The APR tells you how much your borrowing will cost over the course of a year, as a proportion of the amount you have borrowed. So if you are borrowing £100 at an APR of 15%, you will pay £15 in interest and charges over the first year.

Companies are legally required to provide an APR quote in order to allow customers to compare products on a like-for-like basis.

APR – the Drawbacks

Most lenders will provide a ‘typical APR’ quote, which means that the actual lending rate available is subject to change and will depend on your credit history and personal circumstances.

A lender has to make its typical APR available to at least 66% of potential new customers. Therefore, four out of every ten customers applying for a product with a typical APR may find themselves offered a higher rate.

The APR will include any upfront fees charged by the lender (excluding payment protection or other forms of insurance on the loan.

Headline Rates

Another method used to entice potential customers (especially in the mortgage market) is the offer of a low ‘headline rate’. Such a low rate often makes a product seem very attractive and the best deal in the market. However, a headline rate will often leave out the additional administration fees associated with taking out the mortgage.

Equivalent Annual Rate (EAR)

If you have an overdraft, chances are that it will be calculated using an EAR. This type of interest rate is applied to accounts that can be in credit or debit at different times, so that the provider can charge you an agreed rate of interest for when you go overdrawn.

As with the APR, the EAR is calculated on the basis of being used for an entire year.
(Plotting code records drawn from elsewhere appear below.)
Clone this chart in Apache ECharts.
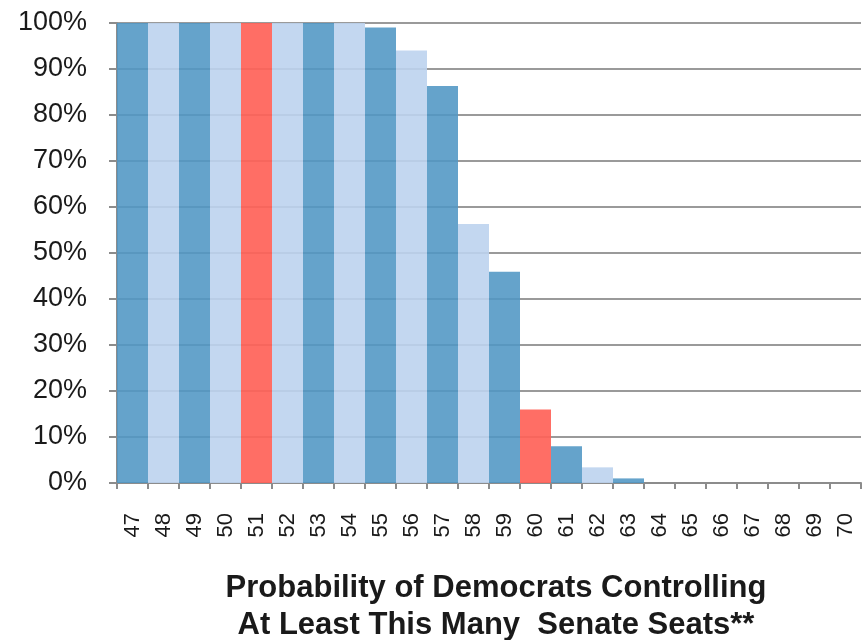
<!DOCTYPE html>
<html>
<head>
<meta charset="utf-8">
<script src="https://cdn.jsdelivr.net/npm/echarts@6/dist/echarts.min.js"></script>
<style>
  html, body { margin: 0; padding: 0; background: #fff; }
  #chart { width: 862px; height: 640px; }
</style>
</head>
<body>
<div id="chart"></div>
<script>
// Senate seat counts (categories)
const seats = ['47','48','49','50','51','52','53','54','55','56','57','58',
               '59','60','61','62','63','64','65','66','67','68','69','70'];
// Probability (%) of holding at least this many seats
const probability = [100, 100, 100, 100, 100, 100, 100, 100, 99, 94, 86.3, 56.3,
                     45.9, 16, 8, 3.4, 1, 0, 0, 0, 0, 0, 0, 0];
// Seat counts that are highlighted
const highlighted = ['51', '60'];

const DARK = 'rgba(80,150,196,0.88)';
const LIGHT = 'rgba(188,211,238,0.9)';
const RED = 'rgba(255,98,88,0.92)';
const FONT = 'Liberation Sans, Arial, sans-serif';

const chart = echarts.init(document.getElementById('chart'));
chart.setOption({
  animation: false,
  grid: { left: 117, right: 1, top: 23, bottom: 157 },
  title: {
    text: 'Probability of Democrats Controlling\nAt Least This Many  Senate Seats**',
    left: 491, textAlign: 'center', top: 565,
    textStyle: { fontFamily: FONT, fontSize: 31, fontWeight: 'bold',
                 color: '#1a1a1a', lineHeight: 37 }
  },
  xAxis: {
    type: 'category',
    data: seats,
    axisLine: { lineStyle: { color: '#8c8c8c', width: 2 } },
    axisTick: { show: true, length: 6, lineStyle: { color: '#8c8c8c', width: 2 } },
    axisLabel: { rotate: 90, margin: 30, fontFamily: FONT, fontSize: 22,
                 color: '#1a1a1a', interval: 0 }
  },
  yAxis: {
    type: 'value', min: 0, max: 100, interval: 10,
    axisLine: { show: true, lineStyle: { color: '#8c8c8c', width: 2 } },
    axisTick: { show: true, length: 8, lineStyle: { color: '#8c8c8c', width: 2 } },
    axisLabel: { formatter: '{value}%', margin: 30, fontFamily: FONT,
                 fontSize: 27, color: '#1a1a1a' },
    splitLine: { lineStyle: { color: '#9a9a9a', width: 2 } }
  },
  series: [{
    type: 'bar',
    barCategoryGap: '0%',
    data: probability.map((v, i) => ({
      value: v,
      itemStyle: {
        color: highlighted.includes(seats[i]) ? RED : (i % 2 === 0 ? DARK : LIGHT)
      }
    }))
  }]
});
</script>
</body>
</html>
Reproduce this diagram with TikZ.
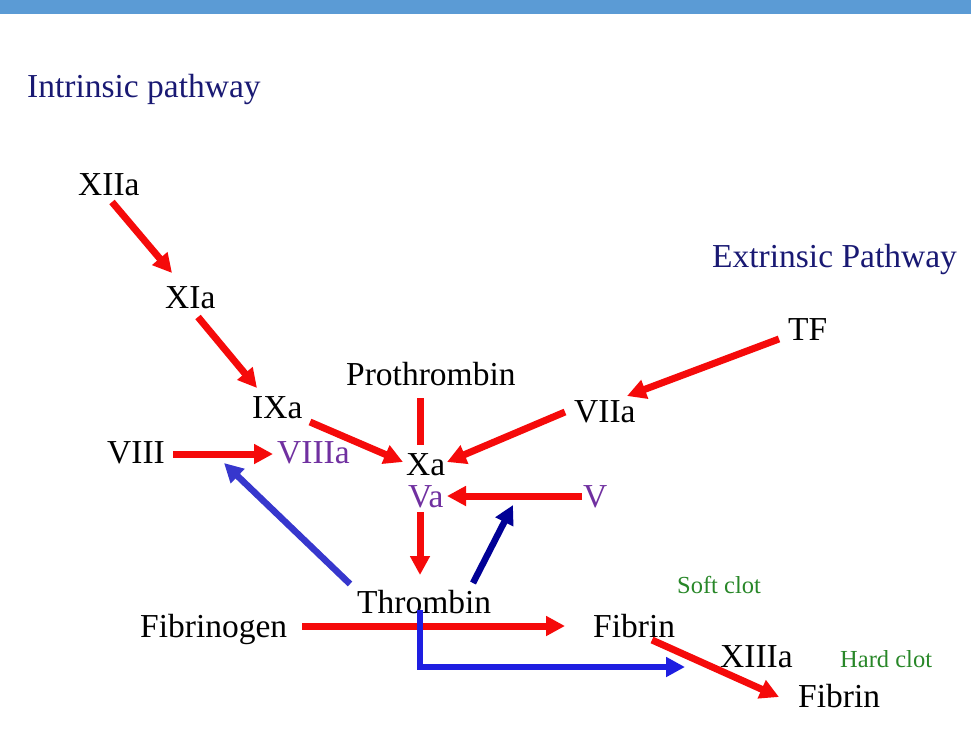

The calculations include the rate of interest being charged, how often it is charged, and the effect of compounding it (charging interest on interest) over the year.

Annual Equivalent rate (AER)

Swap the words around and you get the AER, which is used to calculate interest rates that you will earn on savings and current accounts that are in credit. Simply put, the AER applies to interest you have earned rather than interest you are required to pay.

Comparing AERs is useful if you have an account that is always in credit, as you can calculate how much your money would be worth if the account stayed in credit for a full year. It will also help you to compare accounts that charge ‘monthly and annual rates, so that you can determine which deal is best over the longer term.

Here’s an example. Savings Account X pays an annual AER of 6.25%. At first glance this may look better value for money than Savings Account Y, which is paying 6.15% with monthly interest payments. A closer look at the terms and conditions of Savings Account Y shows that the actual AER of the account is 6.30%.

AER – the Drawbacks

Bear in mind that unlike the APR, the AER is an estimated calculation. You may not a different level of return on your money after a year. Banks also like to confuse matters by quoting ‘gross’ and ‘net’ AERs.

A gross AER is calculated before deducting income tax, a net AER will be the amount paid after income tax is taken out. If an account offers a special introductory bonus rate, the terms and conditions of the account should inform you of whether the introductory bonus rate is included in the overall AER.

The aim of APR, EAR and AER is to provide some consistency for customers, so that they can compare products quickly and accurately. However, companies will always try to make their interest rates as enticing as possible to lure in new customers, so make sure that you have a clear idea of the different rates available.